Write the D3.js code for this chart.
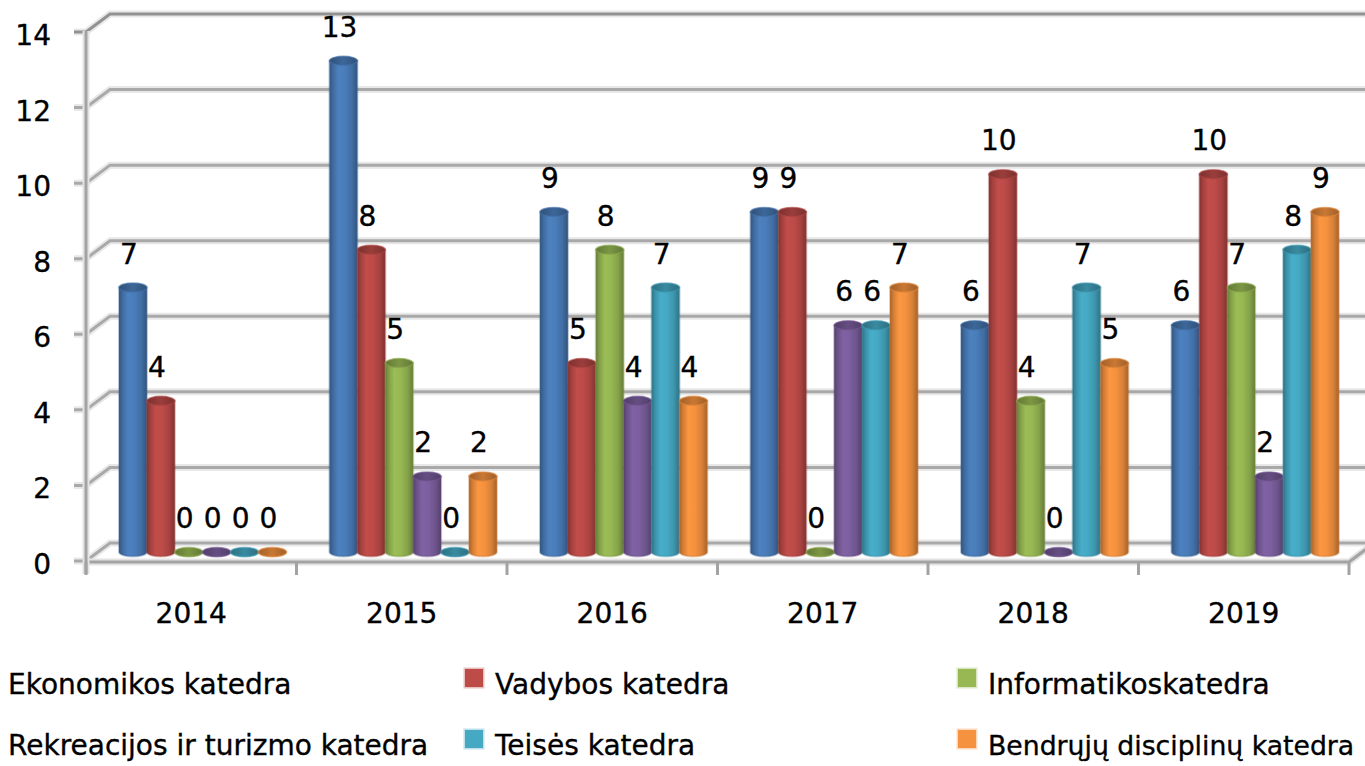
<!DOCTYPE html>
<html>
<head>
<meta charset="utf-8">
<script src="https://cdn.jsdelivr.net/npm/d3@7"></script>
<style>
html,body{margin:0;padding:0;background:#fff;overflow:hidden;}
svg{display:block;}
text{font-family:"DejaVu Sans",sans-serif;fill:#000;stroke:#000;stroke-width:0.35px;}
</style>
</head>
<body>
<svg id="chart" width="1365" height="766"></svg>
<script>
const years = ["2014","2015","2016","2017","2018","2019"];
const seriesNames = ["Ekonomikos katedra","Vadybos katedra","Informatikoskatedra","Rekreacijos ir turizmo katedra","Teisės katedra","Bendrųjų disciplinų katedra"];
const seriesColors = ["#4a7dba","#bd4b48","#97b853","#7c5f9f","#45a9c4","#f5923f"];
const ekonomikos   = [7,13,9,9,6,6];
const vadybos      = [4,8,5,9,10,10];
const informatikos = [0,5,8,0,4,7];
const rekreacijos  = [0,2,4,6,0,2];
const teises       = [0,0,7,6,7,8];
const bendruju     = [0,2,4,7,5,9];
const seriesValues = [ekonomikos,vadybos,informatikos,rekreacijos,teises,bendruju];
const yTicks = [0,2,4,6,8,10,12,14];

const svg = d3.select("#chart");
const W = 1365;
const axisX = 86, plotRight = 1349;
const depthDx = 24, depthDy = -18;

const y = d3.scaleLinear().domain([0,14]).range([561,32]);
const x = d3.scaleBand().domain(years).range([axisX, plotRight]).padding(0);
const xs = d3.scaleBand().domain(d3.range(6)).range([33, 33 + 6*27.9]).padding(0);

// gradients
const defs = svg.append("defs");
seriesColors.forEach((c,i)=>{
  const g = defs.append("linearGradient").attr("id","g"+i).attr("x1",0).attr("x2",1).attr("y1",0).attr("y2",0);
  const col = d3.color(c);
  [[0,col.darker(1.1)],[0.12,col.darker(0.45)],[0.32,col.brighter(0.08)],[0.55,col],[0.8,col.darker(0.35)],[1,col.darker(1.1)]]
    .forEach(([o,cc])=>g.append("stop").attr("offset",o).attr("stop-color",cc.formatHex()));
  const t = defs.append("linearGradient").attr("id","t"+i).attr("x1",0).attr("x2",1).attr("y1",0).attr("y2",0);
  [[0,col.darker(1.2)],[0.5,col.darker(0.55)],[1,col.darker(1.2)]]
    .forEach(([o,cc])=>t.append("stop").attr("offset",o).attr("stop-color",cc.formatHex()));
});

// gridlines (back wall) with depth diagonal and tick
const grid = svg.append("g");
yTicks.forEach(v=>{
  const yy = y(v);
  const d = `M${axisX-12},${yy}L${axisX},${yy}L${axisX+depthDx},${yy+depthDy}L${W+5},${yy+depthDy}`;
  grid.append("path").attr("d",d).attr("fill","none").attr("stroke","#e8e8e8").attr("stroke-width",7);
  grid.append("path").attr("d",d).attr("fill","none").attr("stroke", v===14 ? "#929292" : "#a9a9a9").attr("stroke-width",3);
});

// floor front edge + right depth edge
const floorY = y(0) + 1;
const floorD = `M${axisX},${floorY}L${plotRight},${floorY}L${plotRight+depthDx},${floorY+depthDy}`;
grid.append("path").attr("d",floorD).attr("fill","none").attr("stroke","#e3e3e3").attr("stroke-width",7);
grid.append("path").attr("d",floorD).attr("fill","none").attr("stroke","#a3a3a3").attr("stroke-width",3);
// vertical axis
grid.append("line").attr("x1",axisX).attr("x2",axisX).attr("y1",y(14)-1).attr("y2",floorY+12).attr("stroke","#e3e3e3").attr("stroke-width",7);
grid.append("line").attr("x1",axisX).attr("x2",axisX).attr("y1",y(14)-1).attr("y2",floorY+12).attr("stroke","#a3a3a3").attr("stroke-width",3);
// category ticks
const bounds = years.map(yr=>x(yr)).concat([plotRight]);
bounds.forEach(bx=>{
  grid.append("line").attr("x1",bx).attr("x2",bx).attr("y1",floorY).attr("y2",floorY+13).attr("stroke","#a3a3a3").attr("stroke-width",3);
});

// y labels
svg.append("g").selectAll("text").data(yTicks).join("text")
  .attr("x",51).attr("y",d=>y(d)+13).attr("text-anchor","end")
  .attr("font-size",28).text(d=>d);

// x labels
svg.append("g").selectAll("text").data(years).join("text")
  .attr("x",d=>x(d)+x.bandwidth()/2).attr("y",623).attr("text-anchor","middle")
  .attr("font-size",28).text(d=>d);

// bars (cylinders)
const rx = xs.bandwidth()/2, ry = 4.5;
const barBase = v => y(v) + depthDy/2;
const bars = svg.append("g");
const labels = svg.append("g");
years.forEach((yr,j)=>{
  seriesValues.forEach((vals,i)=>{
    const v = vals[j];
    const x0 = x(yr) + xs(i);
    const cx = x0 + rx;
    const yb = barBase(0), yt = barBase(v);
    const body = `M${x0},${yt}L${x0},${yb}A${rx},${ry} 0 0 0 ${x0+2*rx},${yb}L${x0+2*rx},${yt}Z`;
    bars.append("path").attr("d",body).attr("fill","url(#g"+i+")")
      .attr("stroke",d3.color(seriesColors[i]).darker(0.6).formatHex()).attr("stroke-opacity",0.35).attr("stroke-width",2);
    bars.append("ellipse").attr("cx",cx).attr("cy",yt).attr("rx",rx).attr("ry",ry)
      .attr("fill","url(#t"+i+")").attr("stroke",d3.color(seriesColors[i]).darker(0.3).formatHex()).attr("stroke-opacity",0.6).attr("stroke-width",1.5);
    labels.append("text").attr("x",cx-4).attr("y",yt-24).attr("text-anchor","middle")
      .attr("font-size",28).text(v);
  });
});

// legend
const legendCols = [8,495,988];
const legendRows = [694,755];
const legend = svg.append("g");
seriesNames.forEach((name,i)=>{
  const col = i%3, row = Math.floor(i/3);
  const tx = legendCols[col], ty = legendRows[row];
  legend.append("rect").attr("x",tx-30).attr("y",ty-25).attr("width",18).attr("height",18)
    .attr("fill",seriesColors[i]).attr("stroke",seriesColors[i]).attr("stroke-opacity",0.35).attr("stroke-width",3);
  const t = legend.append("text").attr("x",tx).attr("y",ty).attr("font-size",28).text(name);
  const w = t.node().getComputedTextLength();
  if (tx + w > W - 10) {
    t.attr("font-size", Math.floor(28 * (W - 10 - tx) / w * 10) / 10);
  }
});
</script>
</body>
</html>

• • • • • • •

Quote in full the listing given above; the images are to be left out.

Write the D3.js code for this chart.
<!DOCTYPE html>
<html>
<head>
<meta charset="utf-8">
<script src="https://cdn.jsdelivr.net/npm/d3@7"></script>
<style>
html,body{margin:0;padding:0;background:#fff;overflow:hidden;}
svg{display:block;}
text{font-family:"DejaVu Sans",sans-serif;fill:#000;stroke:#000;stroke-width:0.35px;}
</style>
</head>
<body>
<svg id="chart" width="1365" height="766"></svg>
<script>
const years = ["2014","2015","2016","2017","2018","2019"];
const seriesNames = ["Ekonomikos katedra","Vadybos katedra","Informatikoskatedra","Rekreacijos ir turizmo katedra","Teisės katedra","Bendrųjų disciplinų katedra"];
const seriesColors = ["#4a7dba","#bd4b48","#97b853","#7c5f9f","#45a9c4","#f5923f"];
const ekonomikos   = [7,13,9,9,6,6];
const vadybos      = [4,8,5,9,10,10];
const informatikos = [0,5,8,0,4,7];
const rekreacijos  = [0,2,4,6,0,2];
const teises       = [0,0,7,6,7,8];
const bendruju     = [0,2,4,7,5,9];
const seriesValues = [ekonomikos,vadybos,informatikos,rekreacijos,teises,bendruju];
const yTicks = [0,2,4,6,8,10,12,14];

const svg = d3.select("#chart");
const W = 1365;
const axisX = 86, plotRight = 1349;
const depthDx = 24, depthDy = -18;

const y = d3.scaleLinear().domain([0,14]).range([561,32]);
const x = d3.scaleBand().domain(years).range([axisX, plotRight]).padding(0);
const xs = d3.scaleBand().domain(d3.range(6)).range([33, 33 + 6*27.9]).padding(0);

// gradients
const defs = svg.append("defs");
seriesColors.forEach((c,i)=>{
  const g = defs.append("linearGradient").attr("id","g"+i).attr("x1",0).attr("x2",1).attr("y1",0).attr("y2",0);
  const col = d3.color(c);
  [[0,col.darker(1.1)],[0.12,col.darker(0.45)],[0.32,col.brighter(0.08)],[0.55,col],[0.8,col.darker(0.35)],[1,col.darker(1.1)]]
    .forEach(([o,cc])=>g.append("stop").attr("offset",o).attr("stop-color",cc.formatHex()));
  const t = defs.append("linearGradient").attr("id","t"+i).attr("x1",0).attr("x2",1).attr("y1",0).attr("y2",0);
  [[0,col.darker(1.2)],[0.5,col.darker(0.55)],[1,col.darker(1.2)]]
    .forEach(([o,cc])=>t.append("stop").attr("offset",o).attr("stop-color",cc.formatHex()));
});

// gridlines (back wall) with depth diagonal and tick
const grid = svg.append("g");
yTicks.forEach(v=>{
  const yy = y(v);
  const d = `M${axisX-12},${yy}L${axisX},${yy}L${axisX+depthDx},${yy+depthDy}L${W+5},${yy+depthDy}`;
  grid.append("path").attr("d",d).attr("fill","none").attr("stroke","#e8e8e8").attr("stroke-width",7);
  grid.append("path").attr("d",d).attr("fill","none").attr("stroke", v===14 ? "#929292" : "#a9a9a9").attr("stroke-width",3);
});

// floor front edge + right depth edge
const floorY = y(0) + 1;
const floorD = `M${axisX},${floorY}L${plotRight},${floorY}L${plotRight+depthDx},${floorY+depthDy}`;
grid.append("path").attr("d",floorD).attr("fill","none").attr("stroke","#e3e3e3").attr("stroke-width",7);
grid.append("path").attr("d",floorD).attr("fill","none").attr("stroke","#a3a3a3").attr("stroke-width",3);
// vertical axis
grid.append("line").attr("x1",axisX).attr("x2",axisX).attr("y1",y(14)-1).attr("y2",floorY+12).attr("stroke","#e3e3e3").attr("stroke-width",7);
grid.append("line").attr("x1",axisX).attr("x2",axisX).attr("y1",y(14)-1).attr("y2",floorY+12).attr("stroke","#a3a3a3").attr("stroke-width",3);
// category ticks
const bounds = years.map(yr=>x(yr)).concat([plotRight]);
bounds.forEach(bx=>{
  grid.append("line").attr("x1",bx).attr("x2",bx).attr("y1",floorY).attr("y2",floorY+13).attr("stroke","#a3a3a3").attr("stroke-width",3);
});

// y labels
svg.append("g").selectAll("text").data(yTicks).join("text")
  .attr("x",51).attr("y",d=>y(d)+13).attr("text-anchor","end")
  .attr("font-size",28).text(d=>d);

// x labels
svg.append("g").selectAll("text").data(years).join("text")
  .attr("x",d=>x(d)+x.bandwidth()/2).attr("y",623).attr("text-anchor","middle")
  .attr("font-size",28).text(d=>d);

// bars (cylinders)
const rx = xs.bandwidth()/2, ry = 4.5;
const barBase = v => y(v) + depthDy/2;
const bars = svg.append("g");
const labels = svg.append("g");
years.forEach((yr,j)=>{
  seriesValues.forEach((vals,i)=>{
    const v = vals[j];
    const x0 = x(yr) + xs(i);
    const cx = x0 + rx;
    const yb = barBase(0), yt = barBase(v);
    const body = `M${x0},${yt}L${x0},${yb}A${rx},${ry} 0 0 0 ${x0+2*rx},${yb}L${x0+2*rx},${yt}Z`;
    bars.append("path").attr("d",body).attr("fill","url(#g"+i+")")
      .attr("stroke",d3.color(seriesColors[i]).darker(0.6).formatHex()).attr("stroke-opacity",0.35).attr("stroke-width",2);
    bars.append("ellipse").attr("cx",cx).attr("cy",yt).attr("rx",rx).attr("ry",ry)
      .attr("fill","url(#t"+i+")").attr("stroke",d3.color(seriesColors[i]).darker(0.3).formatHex()).attr("stroke-opacity",0.6).attr("stroke-width",1.5);
    labels.append("text").attr("x",cx-4).attr("y",yt-24).attr("text-anchor","middle")
      .attr("font-size",28).text(v);
  });
});

// legend
const legendCols = [8,495,988];
const legendRows = [694,755];
const legend = svg.append("g");
seriesNames.forEach((name,i)=>{
  const col = i%3, row = Math.floor(i/3);
  const tx = legendCols[col], ty = legendRows[row];
  legend.append("rect").attr("x",tx-30).attr("y",ty-25).attr("width",18).attr("height",18)
    .attr("fill",seriesColors[i]).attr("stroke",seriesColors[i]).attr("stroke-opacity",0.35).attr("stroke-width",3);
  const t = legend.append("text").attr("x",tx).attr("y",ty).attr("font-size",28).text(name);
  const w = t.node().getComputedTextLength();
  if (tx + w > W - 10) {
    t.attr("font-size", Math.floor(28 * (W - 10 - tx) / w * 10) / 10);
  }
});
</script>
</body>
</html>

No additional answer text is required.